Novichok is a group of military grade chemical agents, forbidden in international law. They were developed by the Soviet Union during the Cold War. The Novichok family are binary substances, like epoxy glues. They can be safely handled until two parts of the substance are united. More on Novichok can be found in this link.

One particular element of the Novichok hahaganda focuses on the fact that the victims don’t ever seem to die. One pro-Kremlin author, The Saker, dispenses useful advice on how to kill Navalny next time:

All the Russians needed to do to kill Navalnyi would have been to give him a heart attack using any one of the many untraceable agents in existence (say, potassium chloride).

In despair, the clueless FSB might have caused Navalnyi do die in a car “crash”.

But, they can’t even do that.  Shame on you, FSB!

Giggle, giggle.

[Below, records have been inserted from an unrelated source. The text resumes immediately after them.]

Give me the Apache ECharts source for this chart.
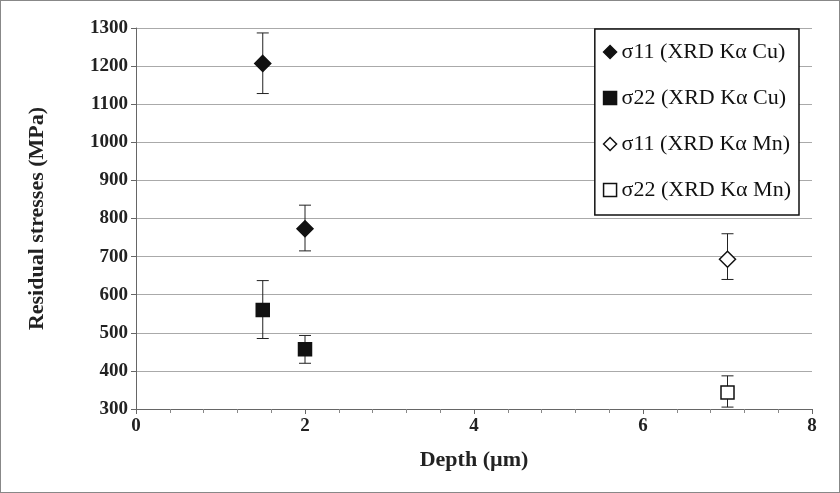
<!DOCTYPE html>
<html><head><meta charset="utf-8">
<script src="https://cdn.jsdelivr.net/npm/echarts@6/dist/echarts.min.js"></script>
<style>html,body{margin:0;padding:0;background:#fff}#c{width:840px;height:493px;box-sizing:border-box;border:1px solid #888}</style>
</head><body><div id="c"></div>
<script>
const seriesNames = ['σ11 (XRD Kα Cu)', 'σ22 (XRD Kα Cu)', 'σ11 (XRD Kα Mn)', 'σ22 (XRD Kα Mn)'];
const symbols = ['diamond', 'rect', 'diamond', 'rect'];
const depth = [[1.5, 2], [1.5, 2], [7], [7]];
const stress = [[1207, 773], [560, 457], [693], [343]];
const errLow = [[1128, 715], [485, 420], [640], [305]];
const errHigh = [[1287, 835], [637, 493], [760], [387]];

const font = 'Liberation Serif';
const chart = echarts.init(document.getElementById('c'));
const series = [];
seriesNames.forEach((n, i) => {
  series.push({
    name: n + ' err', type: 'custom', silent: true, z: 1,
    data: depth[i].map((d, j) => [d, errLow[i][j], errHigh[i][j]]),
    renderItem: (p, api) => {
      const lo = api.coord([api.value(0), api.value(1)]);
      const hi = api.coord([api.value(0), api.value(2)]);
      const w = 6, st = { stroke: '#222', lineWidth: 1 };
      return { type: 'group', children: [
        { type: 'line', shape: { x1: lo[0], y1: lo[1], x2: hi[0], y2: hi[1] }, style: st },
        { type: 'line', shape: { x1: lo[0] - w, y1: lo[1], x2: lo[0] + w, y2: lo[1] }, style: st },
        { type: 'line', shape: { x1: hi[0] - w, y1: hi[1], x2: hi[0] + w, y2: hi[1] }, style: st }
      ] };
    }
  });
  series.push({
    name: n, type: 'scatter', z: 3, symbol: symbols[i],
    symbolSize: i % 2 ? 13 : 16,
    itemStyle: { color: i < 2 ? '#111' : '#fff', borderColor: '#111', borderWidth: 1.5, opacity: 1 },
    data: depth[i].map((d, j) => [d, stress[i][j]])
  });
});

chart.setOption({
  animation: false,
  grid: { left: 135, right: 27, top: 27, bottom: 83 },
  legend: {
    data: seriesNames.map((n, i) => ({ name: n, icon: ['path://M0,10L10,0L20,10L10,20Z', 'rect', 'path://M0,10L10,0L20,10L10,20Z', 'rect'][i],
      itemStyle: { color: i < 2 ? '#111' : '#fff', borderColor: '#111', borderWidth: 1.5, opacity: 1 } })),
    orient: 'vertical', right: 40, top: 28, itemGap: 24, itemWidth: 13, itemHeight: 13,
    backgroundColor: '#fff', borderColor: '#111', borderWidth: 1.5, padding: [12, 8, 14, 8],
    textStyle: { fontFamily: font, fontSize: 22, color: '#111' }
  },
  xAxis: {
    type: 'value', min: 0, max: 8, interval: 2,
    name: 'Depth (µm)', nameLocation: 'middle', nameGap: 40,
    nameTextStyle: { fontFamily: font, fontSize: 22, fontWeight: 'bold', color: '#222' },
    axisLine: { lineStyle: { color: '#666' } },
    axisTick: { show: true, length: 5, lineStyle: { color: '#666' } },
    minorTick: { show: true, splitNumber: 5, length: 4, lineStyle: { color: '#888' } },
    splitLine: { show: false },
    axisLabel: { fontFamily: font, fontSize: 19, fontWeight: 'bold', color: '#222' }
  },
  yAxis: {
    type: 'value', min: 300, max: 1300, interval: 100,
    name: 'Residual stresses (MPa)', nameLocation: 'middle', nameGap: 88,
    nameTextStyle: { fontFamily: font, fontSize: 22, fontWeight: 'bold', color: '#222' },
    axisLine: { show: true, lineStyle: { color: '#666' } },
    axisTick: { show: true, length: 5, lineStyle: { color: '#666' } },
    splitLine: { lineStyle: { color: '#aaa' } },
    axisLabel: { fontFamily: font, fontSize: 19, fontWeight: 'bold', color: '#222', formatter: v => String(v) }
  },
  series: series
});
</script></body></html>
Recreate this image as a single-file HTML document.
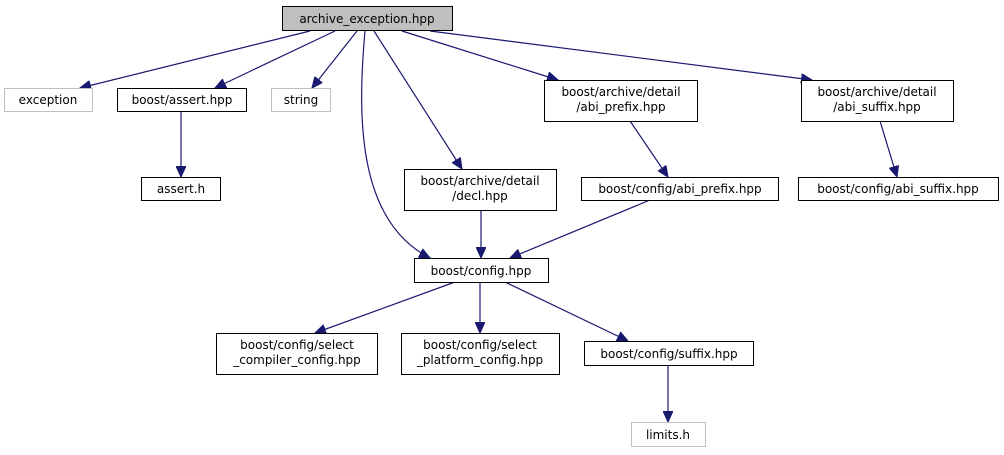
<!DOCTYPE html>
<html><head><meta charset="utf-8"><style>
html,body{margin:0;padding:0;background:#fff;}
svg{display:block;}
text{font-family:"DejaVu Sans","Liberation Sans",sans-serif;font-size:12px;fill:#000;}
</style></head><body>
<svg width="1004" height="455" viewBox="0 0 1004 455" xmlns="http://www.w3.org/2000/svg">
<defs><marker id="a" markerUnits="userSpaceOnUse" markerWidth="12" markerHeight="10" refX="11" refY="5" orient="auto"><path d="M0,0 L11,5 L0,10 Z" fill="#191970" stroke="#191970"/></marker></defs>
<g fill="none" stroke="#191970" stroke-width="1.2" marker-end="url(#a)">
<path d="M310,31 L80,88"/>
<path d="M335,31 L215,88"/>
<path d="M357,31 L312,88"/>
<path d="M365,31 C358,110 355,220 430,258"/>
<path d="M374,31 L462,169"/>
<path d="M402,31 L558,80"/>
<path d="M430,31 L812,80"/>
<path d="M181,111 L181,177"/>
<path d="M630,121 L668,177"/>
<path d="M880,121 L897,177"/>
<path d="M481,210 L481,258"/>
<path d="M650,200 L510,258"/>
<path d="M455,282 L315,333"/>
<path d="M480,282 L480,333"/>
<path d="M505,282 L628,341"/>
<path d="M668,365 L668,422"/>
</g>
<g stroke-width="1">
<rect x="282.5" y="6.5" width="170" height="24" fill="#bfbfbf" stroke="#000"/>
<rect x="4.5" y="88.5" width="88" height="23" fill="#fff" stroke="#bfbfbf"/>
<rect x="117.5" y="88.5" width="129" height="23" fill="#fff" stroke="#000"/>
<rect x="271.5" y="88.5" width="59" height="23" fill="#fff" stroke="#bfbfbf"/>
<rect x="544.5" y="80.5" width="153" height="41" fill="#fff" stroke="#000"/>
<rect x="801.5" y="80.5" width="152" height="41" fill="#fff" stroke="#000"/>
<rect x="141.5" y="177.5" width="79" height="23" fill="#fff" stroke="#000"/>
<rect x="404.5" y="169.5" width="152" height="41" fill="#fff" stroke="#000"/>
<rect x="581.5" y="177.5" width="197" height="23" fill="#fff" stroke="#000"/>
<rect x="798.5" y="177.5" width="200" height="23" fill="#fff" stroke="#000"/>
<rect x="414.5" y="258.5" width="134" height="24" fill="#fff" stroke="#000"/>
<rect x="216.5" y="333.5" width="161" height="41" fill="#fff" stroke="#000"/>
<rect x="401.5" y="333.5" width="158" height="41" fill="#fff" stroke="#000"/>
<rect x="584.5" y="341.5" width="169" height="24" fill="#fff" stroke="#000"/>
<rect x="631.5" y="422.5" width="74" height="24" fill="#fff" stroke="#bfbfbf"/>
</g>
<g text-anchor="middle">
<text x="367" y="23">archive_exception.hpp</text>
<text x="48" y="104">exception</text>
<text x="182" y="104">boost/assert.hpp</text>
<text x="301" y="104">string</text>
<text x="621" y="96">boost/archive/detail</text>
<text x="621" y="111">/abi_prefix.hpp</text>
<text x="877" y="96">boost/archive/detail</text>
<text x="877" y="111">/abi_suffix.hpp</text>
<text x="181" y="193">assert.h</text>
<text x="480" y="185">boost/archive/detail</text>
<text x="480" y="200">/decl.hpp</text>
<text x="680" y="193">boost/config/abi_prefix.hpp</text>
<text x="898" y="193">boost/config/abi_suffix.hpp</text>
<text x="481" y="275">boost/config.hpp</text>
<text x="297" y="349">boost/config/select</text>
<text x="297" y="364">_compiler_config.hpp</text>
<text x="480" y="349">boost/config/select</text>
<text x="480" y="364">_platform_config.hpp</text>
<text x="669" y="358">boost/config/suffix.hpp</text>
<text x="668" y="439">limits.h</text>
</g>
</svg>
</body></html>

The Saker continues:

I am telling you – the Russians are fantastically stupid, the dumbest people on the planet.

Especially their intel and security officers, their bio-warfare specialists and their hackers.  Morons. All of them!

Ha ha. We can see the same claim here and here, or here:

On the one hand, the Russians are constantly targeting people with poisons that make anthrax seem like chalk in comparison, on the other, no target of theirs ever seems to die (in a timely fashion).

A Switzerland based author (with a PhD and a pilot license!) also suggests alternative methods for dealing with Mr Navalny (bwa-ha-ha-ha):

– Comrade General, I have a proposal. This Novichok didn’t work last time, we just embarrassed ourselves. Let me, following the example of our Saudi colleagues, take a bone saw and everything will be all right, nothing will be found.

Ha ha.

Only – they do die, even without expertise, provided by pro-Kremlin pundits.  Anna Politkovskaya, Boris Nemtsov, Natalia Estemirova, Yuri Shchekochikhin, Sergei Magnitsky – these are just few prominent politicians, journalists, activists and whistler-blowers  killed and murdered because of their dissent. Some have perished abroad: Pavel Sheremet in Kyiv, Aleksandr Litvinenko in London. Others have been imprisoned or forced into exile. Still funny? Ha ha?